I was in junior High School at the time, and met some new friends that also wargamed. And I remember that Squad leader had just been released, and I had mail ordered a copy, and called my friends over to play. Turns out one of my middle school friends had a neighbor in college, by the name of Doug who wargamed too, and he was back from CSU ROTC on Holiday and looking to play some games. He had bought a D&D 74 brown box at Origins in the summer of 76, and right after Christmas had showed up wanting to play with us, because none of his college friiends were around, so we played D&D for the first time, and I died alot. I really liked wargames, but this was just as good!!!
So I started saving up to get my own books. By May of 77, I had a Holmes Bluebox, and a copy of the Judges Guild Ready Ref Sheets, and was running games for my middle school friends. We mixed it up a lot. One weekend playing D&D, another playing Squad Leader, Panzerleader, or Alexander the Great, or Submarine, or Bastogne, or Wooden Ships & Iron Men. As the 70's turned into the 80's we met more gamers, and started playing using minis, like 1/285 Tractics, I still had my 1/72 collection but no one but me and a couple of my High School friends ran games using those. Mostly we would find a place outdoors to play, but I had a huge basement with shag carpets and a HO model railroad, and played WWII games on the railroad table often. By 78-79 we were playing Boot Hill and Gamma World,and I had picked up Traveller in the winter of 77, I remember making new subsectors when it was snowing outside and really enjoying snow days from school so I could work on my Traveller game all day long.
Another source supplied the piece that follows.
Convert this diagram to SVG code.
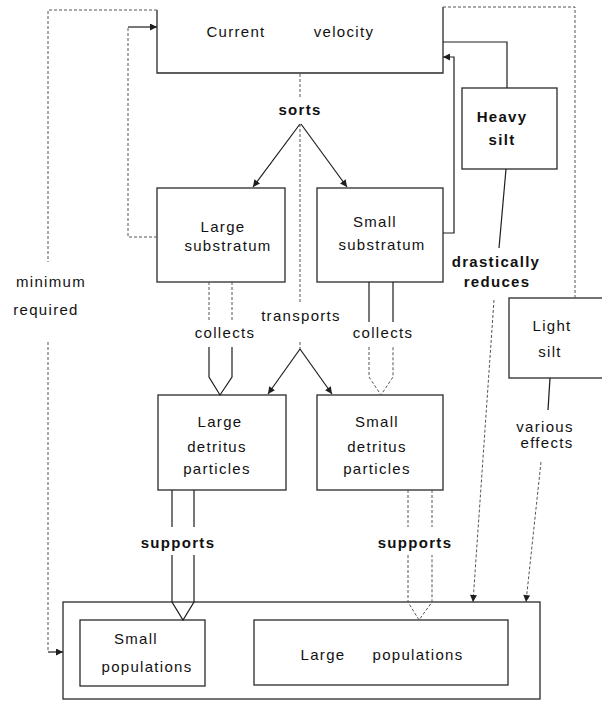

In 79 I went to my first gaming convention. Ghengis Con I in Denver, and we (being me and my high school gaming group) mostly played in State Wargame championship tournaments. We also bought RPG books, and brought them back with us. In 1980 RPGs really took off in Colorado. Greg Stafford was at Ghengis Con, and he had just published a new edition of Runequest, which I tried at the show, and didn't like, because I wanted to play a human, and everyone else wanted to play intelligent critters. While we had four hundred or so players in 1979, there were over a thousand gamers that showed there in 1980. I started trying other RPGs besides D&D. Arduin, The Fantasy Trip, which I liked alot, Tunnels and Trolls, which never caught on with me, Warlock, the Caltech D&D variant which I liked very much, and continue to like even now.
I still played wargames, However played D&D or Gamma World or Traveller, or a mashuip of these three games just about every week. By the time I had graduated from high school and joined the military/entered college, I had a wargame & RPG collection that was worth much more than my car.
It was all pretty relaxed and we had lots of fun. I didn't really get on the AD&D train, finding D&D was quite sufficient for everything I wanted to do as a GM, although I did play AD&D and rolled up advanced characters when my friends GM'ed AD&D in the late 70's and early 80's. I used the monsters out of the AD&D Monster manual for my whitebox D&D games, and used random generation tables from the back of the AD&D DMG, to help me make a better D&D game, but never fully adopted AD&D as my primary RPG game. It was all mostly interchangeable, well until 1980 anyway.
In 1980 newly founded RPGA would not let me run D&D games at Ghenghis Con and insisted I run AD&D games. I ran D&D anyway, the way I wanted, but wasn't listed in the prereg book, and was very unhappy about that.